In reply to one sentence in this post.
This has led some people to suggest that learning to program may have similar cognitive benefits to becoming bilingual. I personally find this unlikely however, as the number of commands and lines of code that you use as a programmer are far smaller and most of them sound like English anyway: things like ‘IF’ and ‘THEN’ are pretty straightforward…
Which I disagree with.
When programmer gets a large piece of code in front of him, it doesn’t matter if it sounds like English with ifs and elses. That is because if the programmer would only look at ifs and elses at that level, the program as a whole would make no sense to him.
In reality what happens is that programmer tries to make sense out of why those ifs and elses are there, what they do and how they relate to the overall system.

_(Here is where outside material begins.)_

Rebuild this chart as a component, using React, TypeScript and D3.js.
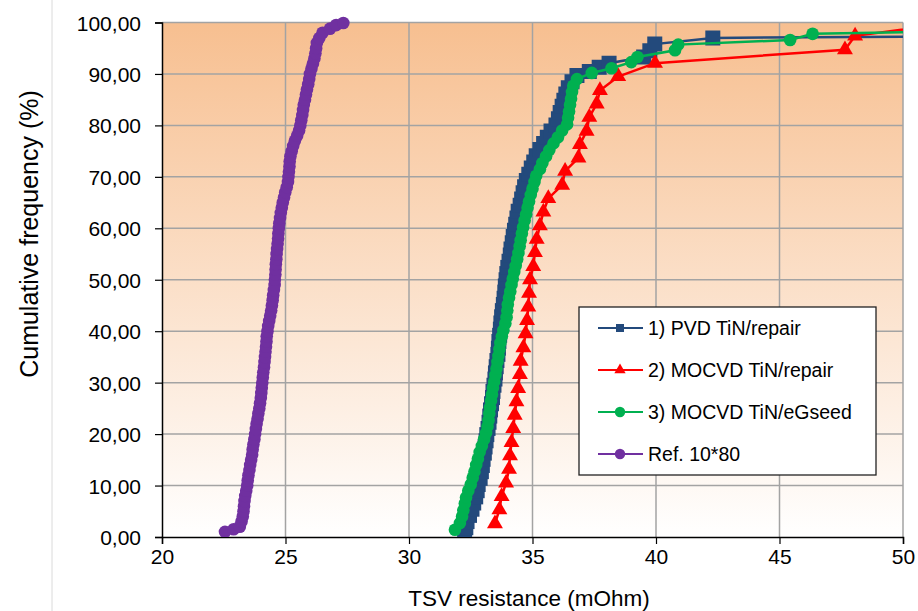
import * as d3 from "d3";
import { useEffect, useRef } from "react";

// [TSV resistance (mOhm), cumulative frequency (%)]
const pvdRepair: [number, number][] = [
  [32.25, 0.6], [32.3, 1.8], [32.35, 3.0], [32.45, 4.2], [32.55, 5.4], [32.62, 6.6], [32.7, 7.8],
  [32.76, 9.0], [32.8, 10.2], [32.88, 11.4], [32.93, 12.7], [32.97, 13.9], [33.0, 15.1], [33.05, 16.3],
  [33.08, 17.5], [33.12, 18.7], [33.15, 19.9], [33.2, 21.1], [33.24, 22.3], [33.27, 23.5], [33.3, 24.7],
  [33.34, 25.9], [33.38, 27.1], [33.4, 28.3], [33.44, 29.5], [33.48, 30.7], [33.5, 31.9], [33.53, 33.1],
  [33.56, 34.3], [33.6, 35.5], [33.62, 36.7], [33.64, 38.0], [33.67, 39.2], [33.7, 40.4], [33.72, 41.6],
  [33.75, 42.8], [33.78, 44.0], [33.82, 45.2], [33.85, 46.4], [33.88, 47.6], [33.9, 48.8], [33.93, 50.0],
  [33.96, 51.2], [34.0, 52.4], [34.05, 53.6], [34.1, 54.8], [34.13, 56.0], [34.18, 57.2], [34.22, 58.4],
  [34.27, 59.6], [34.32, 60.8], [34.37, 62.0], [34.42, 63.3], [34.5, 64.5], [34.56, 65.7], [34.62, 66.9],
  [34.68, 68.1], [34.75, 69.3], [34.85, 70.5], [34.95, 71.7], [35.05, 72.9], [35.15, 74.1], [35.3, 75.3],
  [35.45, 76.5], [35.6, 77.7], [35.75, 78.9], [35.95, 80.1], [36.05, 81.3], [36.12, 82.5], [36.2, 83.7],
  [36.27, 84.9], [36.35, 86.1], [36.45, 87.3], [36.6, 88.5], [36.8, 89.7], [37.3, 90.5], [37.7, 91.3],
  [38.1, 92.1], [39.5, 93.3], [39.75, 94.5], [39.95, 95.8], [42.3, 97.0], [58.0, 97.5],
];

const mocvdRepair: [number, number][] = [
  [33.48, 2.6], [33.66, 5.3], [33.75, 7.9], [33.93, 10.5], [34.05, 13.2], [34.09, 15.8], [34.15, 18.4],
  [34.22, 21.1], [34.28, 23.7], [34.35, 26.3], [34.42, 28.9], [34.49, 31.6], [34.52, 34.2], [34.63, 36.8],
  [34.72, 39.5], [34.78, 42.1], [34.83, 44.7], [34.86, 47.4], [34.9, 50.0], [35.03, 52.6], [35.1, 55.3],
  [35.17, 57.9], [35.3, 60.5], [35.44, 63.2], [35.64, 65.8], [36.2, 68.4], [36.32, 71.1], [36.86, 73.7],
  [36.92, 76.3], [37.19, 78.9], [37.3, 81.6], [37.6, 84.2], [37.73, 86.8], [38.47, 89.5], [39.96, 92.1],
  [47.65, 94.7], [48.06, 97.4], [52.2, 100.0],
];

const mocvdEGseed: [number, number][] = [
  [31.86, 1.4], [32.06, 2.7], [32.15, 4.0], [32.2, 5.2], [32.26, 6.5], [32.31, 7.7], [32.4, 9.0],
  [32.5, 10.2], [32.58, 11.5], [32.65, 12.7], [32.72, 14.0], [32.79, 15.2], [32.86, 16.5], [32.95, 17.7],
  [33.04, 19.0], [33.12, 20.2], [33.18, 21.5], [33.22, 22.7], [33.25, 24.0], [33.28, 25.2], [33.32, 26.5],
  [33.36, 27.7], [33.4, 29.0], [33.45, 30.2], [33.5, 31.5], [33.54, 32.7], [33.58, 34.0], [33.62, 35.2],
  [33.66, 36.5], [33.7, 37.7], [33.76, 39.0], [33.82, 40.2], [33.9, 41.5], [33.95, 42.7], [33.98, 44.0],
  [34.0, 45.2], [34.05, 46.5], [34.1, 47.7], [34.15, 49.0], [34.2, 50.2], [34.26, 51.5], [34.32, 52.7],
  [34.38, 54.0], [34.43, 55.2], [34.48, 56.5], [34.52, 57.7], [34.57, 59.0], [34.62, 60.2], [34.68, 61.5],
  [34.74, 62.7], [34.8, 64.0], [34.86, 65.2], [34.93, 66.5], [35.0, 67.7], [35.08, 69.0], [35.15, 70.2],
  [35.3, 71.5], [35.4, 72.7], [35.55, 74.0], [35.68, 75.2], [35.85, 76.5], [36.03, 77.7], [36.2, 79.0],
  [36.4, 80.2], [36.44, 81.5], [36.48, 82.7], [36.52, 84.0], [36.56, 85.2], [36.6, 86.5], [36.65, 87.7],
  [36.8, 89.0], [37.4, 90.2], [38.2, 91.1], [39.0, 92.3], [39.25, 93.3], [40.77, 94.6], [40.9, 95.7],
  [45.43, 96.6], [46.34, 97.8], [56.0, 98.6],
];

const ref1080: [number, number][] = [
  [22.55, 1.0], [22.9, 1.5], [23.15, 2.0], [23.22, 3.0], [23.27, 4.0], [23.3, 5.0], [23.32, 6.0],
  [23.34, 7.0], [23.37, 8.0], [23.41, 9.0], [23.45, 10.0], [23.47, 11.0], [23.5, 12.0], [23.54, 13.0],
  [23.57, 14.0], [23.61, 15.0], [23.65, 16.0], [23.67, 17.0], [23.7, 18.0], [23.74, 19.0], [23.77, 20.0],
  [23.8, 21.0], [23.83, 22.0], [23.87, 23.0], [23.9, 24.0], [23.94, 25.0], [23.97, 26.0], [24.0, 27.0],
  [24.02, 28.0], [24.04, 29.0], [24.06, 30.0], [24.08, 31.0], [24.1, 32.0], [24.13, 33.0], [24.15, 34.0],
  [24.17, 35.0], [24.19, 36.0], [24.21, 37.0], [24.23, 38.0], [24.24, 39.0], [24.27, 40.0], [24.3, 41.0],
  [24.34, 42.0], [24.38, 43.0], [24.42, 44.0], [24.45, 45.0], [24.48, 46.0], [24.5, 47.0], [24.53, 48.0],
  [24.56, 49.0], [24.57, 50.0], [24.59, 51.0], [24.6, 52.0], [24.61, 53.0], [24.63, 54.0], [24.64, 55.0],
  [24.66, 56.0], [24.68, 57.0], [24.7, 58.0], [24.71, 59.0], [24.73, 60.0], [24.75, 61.0], [24.78, 62.0],
  [24.81, 63.0], [24.85, 64.0], [24.89, 65.0], [24.94, 66.0], [24.99, 67.0], [25.05, 68.0], [25.1, 69.0],
  [25.12, 70.0], [25.14, 71.0], [25.16, 72.0], [25.17, 73.0], [25.2, 74.0], [25.25, 75.0], [25.31, 76.0],
  [25.38, 77.0], [25.47, 78.0], [25.55, 79.0], [25.6, 80.0], [25.64, 81.0], [25.68, 82.0], [25.71, 83.0],
  [25.74, 84.0], [25.79, 85.0], [25.83, 86.0], [25.87, 87.0], [25.92, 88.0], [25.96, 89.0], [25.99, 90.0],
  [26.05, 91.0], [26.11, 92.0], [26.17, 93.0], [26.21, 94.0], [26.24, 95.0], [26.27, 96.0], [26.37, 97.0],
  [26.5, 98.0], [26.8, 98.8], [27.05, 99.5], [27.34, 99.9],
];

const seriesNames = ["1) PVD TiN/repair", "2) MOCVD TiN/repair", "3) MOCVD TiN/eGseed", "Ref. 10*80"];
const seriesColors = ["#234A7C", "#FF0000", "#00B050", "#7030A0"];
const seriesShapes = ["square", "triangle", "circle", "circle"];
const xTicks = [20, 25, 30, 35, 40, 45, 50];
const yTicks = [0, 10, 20, 30, 40, 50, 60, 70, 80, 90, 100];

const FONT = "'Liberation Sans', Arial, sans-serif";

const App = () => {
  const ref = useRef<SVGSVGElement>(null);

  useEffect(() => {
    const svg = d3.select(ref.current);
    const width = 918;
    const height = 611;
    const left = 162;
    const right = 903;
    const top = 22.5;
    const bottom = 537;

    const x = d3.scaleLinear().domain([20, 50]).range([left, right]);
    const y = d3.scaleLinear().domain([0, 100]).range([bottom, top]);
    const fmt = d3.formatLocale({ decimal: ",", thousands: ".", grouping: [3], currency: ["", ""] }).format(".2f");

    svg.append("rect").attr("width", width).attr("height", height).attr("fill", "#fff");
    svg.append("line").attr("x1", 52).attr("x2", 52).attr("y1", 0).attr("y2", height)
      .attr("stroke", "#DADADA").attr("stroke-width", 1);

    const defs = svg.append("defs");
    const grad = defs.append("linearGradient").attr("id", "bg").attr("x1", 0).attr("x2", 0).attr("y1", 0).attr("y2", 1);
    grad.append("stop").attr("offset", "0%").attr("stop-color", "#F7BF90");
    grad.append("stop").attr("offset", "100%").attr("stop-color", "#FFFFFF");
    defs.append("clipPath").attr("id", "plot").append("rect")
      .attr("x", left).attr("y", top - 10).attr("width", right - left).attr("height", bottom - top + 10);

    svg.append("rect").attr("x", left).attr("y", top).attr("width", right - left).attr("height", bottom - top)
      .attr("fill", "url(#bg)");

    // grid
    const grid = svg.append("g").attr("stroke", "#A3A3A3").attr("stroke-width", 1.5);
    grid.selectAll(".gy").data(yTicks.filter((d) => d > 0)).enter().append("line")
      .attr("x1", left).attr("x2", right).attr("y1", (d) => y(d)).attr("y2", (d) => y(d));
    grid.selectAll(".gx").data(xTicks.filter((d) => d > 20)).enter().append("line")
      .attr("y1", top).attr("y2", bottom).attr("x1", (d) => x(d)).attr("x2", (d) => x(d));

    // axes
    const xAxis = svg.append("g").attr("transform", `translate(0,${bottom})`)
      .call(d3.axisBottom(x).tickValues(xTicks).tickSize(7).tickFormat((d) => String(d)));
    const yAxis = svg.append("g").attr("transform", `translate(${left},0)`)
      .call(d3.axisLeft(y).tickValues(yTicks).tickSize(7).tickFormat((d) => fmt(d as number)));
    [xAxis, yAxis].forEach((a) => {
      a.select(".domain").attr("stroke", "#000").attr("stroke-width", 1.5);
      a.selectAll(".tick line").attr("stroke", "#000").attr("stroke-width", 1.2);
      a.selectAll("text").attr("fill", "#000").style("font-family", FONT).style("font-size", "21px");
    });
    xAxis.selectAll("text").attr("dy", "1.0em").attr("y", 6);
    yAxis.selectAll("text").attr("x", -21).attr("dy", "0.36em");

    svg.append("text").attr("x", 529).attr("y", 606).attr("text-anchor", "middle")
      .style("font-family", FONT).style("font-size", "22.5px").text("TSV resistance (mOhm)");
    svg.append("text").attr("transform", `translate(38,234) rotate(-90)`).attr("text-anchor", "middle")
      .style("font-family", FONT).style("font-size", "25px").text("Cumulative frequency (%)");

    // series
    const line = d3.line<[number, number]>().x((d) => x(d[0])).y((d) => y(d[1]));
    const marker = (shape: string, big: boolean) => {
      if (shape === "square") return d3.symbol().type(d3.symbolSquare).size(big ? 225 : 64)();
      if (shape === "triangle") return d3.symbol().type(d3.symbolTriangle).size(big ? 110 : 55)();
      return d3.symbol().type(d3.symbolCircle).size(big ? 125 : 85)();
    };
    const allSeries = [pvdRepair, mocvdRepair, mocvdEGseed, ref1080];
    const plot = svg.append("g").attr("clip-path", "url(#plot)");
    allSeries.forEach((data, i) => {
      const g = plot.append("g");
      g.append("path").datum(data).attr("d", line).attr("fill", "none")
        .attr("stroke", seriesColors[i]).attr("stroke-width", 2.5);
      g.selectAll("path.m").data(data).enter().append("path").attr("class", "m")
        .attr("transform", (d) => `translate(${x(d[0])},${y(d[1])})`)
        .attr("d", marker(seriesShapes[i], true)).attr("fill", seriesColors[i]);
    });

    // legend
    const lg = svg.append("g");
    lg.append("rect").attr("x", 579).attr("y", 307).attr("width", 297).attr("height", 168)
      .attr("fill", "#fff").attr("stroke", "#222").attr("stroke-width", 1.3);
    const rows = [328, 370, 412, 454];
    seriesNames.forEach((name, i) => {
      const ly = rows[i];
      lg.append("line").attr("x1", 598).attr("x2", 643).attr("y1", ly).attr("y2", ly)
        .attr("stroke", seriesColors[i]).attr("stroke-width", 2);
      lg.append("path").attr("transform", `translate(620,${ly})`).attr("d", marker(seriesShapes[i], false))
        .attr("fill", seriesColors[i]);
      lg.append("text").attr("x", 648).attr("y", ly).attr("dy", "0.36em")
        .style("font-family", FONT).style("font-size", "19.5px").text(name);
    });

    return () => svg.selectAll("*").remove();
  }, []);

  return (
    <svg ref={ref} width={918} height={611} style={{ position: "absolute", left: 0, top: 0 }} />
  );
};

export default App;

In smaller pieces of code this is not so obvious, but for anyone whom has ever worked with large unknown code bases, for them it is obvious.
So while the code is written in known language, it is sort of a new dialect. The language doesn’t have to be different either. Perhaps best anologue would be to relocate yourself to some other western country, which is still western as your own, but with its own little differences. You would have to learn all those little differences, but it would still be very familiar. But you wouldn’t be able to operate unless you had learned them.
And a new language would then be a completely different culture like Asian or African culture. Where majority of the old rules might not work.
Also sometimes with unknown code with no comments you are forced to create the structure out of nowhere by taking in more and more code. That process is very similar to learning a language where by gathering more information you are eventually able to understand the structures of the language and communicate with it.
And once you have learned that structure, those previously unknown little things suddenly start to make sense because you have seen them previously and have learned what they do. Or in case of a spoken language: know what their meaning in real world context at any given time would be.
So no, looking at one line at language syntax level isn’t comparable to learning new language, but neither is looking “Achtung achtung” considered learning a foreign language. But reading a book in a foreign language or mastering a piece of large software most certainly come close to.